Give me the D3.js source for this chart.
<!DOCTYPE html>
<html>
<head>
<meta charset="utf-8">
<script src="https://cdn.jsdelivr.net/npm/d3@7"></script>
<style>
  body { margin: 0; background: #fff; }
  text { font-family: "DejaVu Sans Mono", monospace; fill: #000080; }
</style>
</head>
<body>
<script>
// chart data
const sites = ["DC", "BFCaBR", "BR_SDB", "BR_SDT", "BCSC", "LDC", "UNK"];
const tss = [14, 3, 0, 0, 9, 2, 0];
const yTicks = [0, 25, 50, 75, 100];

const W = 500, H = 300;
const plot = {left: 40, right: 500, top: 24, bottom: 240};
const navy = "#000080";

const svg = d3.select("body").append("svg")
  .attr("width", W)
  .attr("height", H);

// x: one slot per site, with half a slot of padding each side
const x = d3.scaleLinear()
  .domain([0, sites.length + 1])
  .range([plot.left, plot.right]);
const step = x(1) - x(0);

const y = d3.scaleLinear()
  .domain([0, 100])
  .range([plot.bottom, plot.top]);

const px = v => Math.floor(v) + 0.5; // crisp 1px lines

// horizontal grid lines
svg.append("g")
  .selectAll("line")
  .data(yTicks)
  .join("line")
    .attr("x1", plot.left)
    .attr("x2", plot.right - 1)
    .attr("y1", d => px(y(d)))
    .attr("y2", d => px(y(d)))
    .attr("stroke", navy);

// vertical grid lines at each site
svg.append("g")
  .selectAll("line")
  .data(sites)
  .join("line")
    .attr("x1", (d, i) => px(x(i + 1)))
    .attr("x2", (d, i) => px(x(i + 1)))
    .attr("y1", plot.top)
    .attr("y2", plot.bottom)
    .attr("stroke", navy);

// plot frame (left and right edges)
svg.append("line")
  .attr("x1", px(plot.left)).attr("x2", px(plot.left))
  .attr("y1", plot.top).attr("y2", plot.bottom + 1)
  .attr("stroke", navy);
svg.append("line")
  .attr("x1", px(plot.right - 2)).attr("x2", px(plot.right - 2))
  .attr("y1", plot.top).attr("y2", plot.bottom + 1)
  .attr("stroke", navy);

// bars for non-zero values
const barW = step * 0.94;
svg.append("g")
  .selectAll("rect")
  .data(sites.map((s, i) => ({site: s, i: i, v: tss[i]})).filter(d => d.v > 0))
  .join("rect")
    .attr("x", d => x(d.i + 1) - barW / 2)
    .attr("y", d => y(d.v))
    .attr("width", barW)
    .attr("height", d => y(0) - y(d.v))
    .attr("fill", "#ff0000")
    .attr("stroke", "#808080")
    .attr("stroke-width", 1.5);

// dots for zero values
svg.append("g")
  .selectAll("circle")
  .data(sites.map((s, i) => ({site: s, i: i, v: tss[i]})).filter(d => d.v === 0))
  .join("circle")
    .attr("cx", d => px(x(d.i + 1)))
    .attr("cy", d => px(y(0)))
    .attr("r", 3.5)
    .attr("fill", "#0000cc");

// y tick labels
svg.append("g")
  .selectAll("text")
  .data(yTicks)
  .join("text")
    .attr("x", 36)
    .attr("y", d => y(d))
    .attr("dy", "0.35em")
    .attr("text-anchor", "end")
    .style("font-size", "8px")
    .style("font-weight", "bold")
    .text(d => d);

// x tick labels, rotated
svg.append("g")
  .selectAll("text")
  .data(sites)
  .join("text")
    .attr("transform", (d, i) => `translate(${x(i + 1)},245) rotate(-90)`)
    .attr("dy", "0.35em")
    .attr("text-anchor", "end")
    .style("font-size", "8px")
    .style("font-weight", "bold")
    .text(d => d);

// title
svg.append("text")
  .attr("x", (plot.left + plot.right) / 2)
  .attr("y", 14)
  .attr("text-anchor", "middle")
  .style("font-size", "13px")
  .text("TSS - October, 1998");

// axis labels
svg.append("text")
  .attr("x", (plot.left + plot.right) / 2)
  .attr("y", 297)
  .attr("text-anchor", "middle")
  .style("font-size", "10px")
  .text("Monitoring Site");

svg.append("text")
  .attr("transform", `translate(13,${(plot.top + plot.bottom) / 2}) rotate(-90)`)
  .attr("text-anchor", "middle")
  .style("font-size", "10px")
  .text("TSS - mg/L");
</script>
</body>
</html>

▸ Aim of the exercise:
Print only the lines that run from the start of the listing to the line bearing "const px = v"; please keep the first line and that last one, exactly as they appear.

▸ Complete answer:
Give me the D3.js source for this chart.
<!DOCTYPE html>
<html>
<head>
<meta charset="utf-8">
<script src="https://cdn.jsdelivr.net/npm/d3@7"></script>
<style>
  body { margin: 0; background: #fff; }
  text { font-family: "DejaVu Sans Mono", monospace; fill: #000080; }
</style>
</head>
<body>
<script>
// chart data
const sites = ["DC", "BFCaBR", "BR_SDB", "BR_SDT", "BCSC", "LDC", "UNK"];
const tss = [14, 3, 0, 0, 9, 2, 0];
const yTicks = [0, 25, 50, 75, 100];

const W = 500, H = 300;
const plot = {left: 40, right: 500, top: 24, bottom: 240};
const navy = "#000080";

const svg = d3.select("body").append("svg")
  .attr("width", W)
  .attr("height", H);

// x: one slot per site, with half a slot of padding each side
const x = d3.scaleLinear()
  .domain([0, sites.length + 1])
  .range([plot.left, plot.right]);
const step = x(1) - x(0);

const y = d3.scaleLinear()
  .domain([0, 100])
  .range([plot.bottom, plot.top]);

const px = v => Math.floor(v) + 0.5; // crisp 1px lines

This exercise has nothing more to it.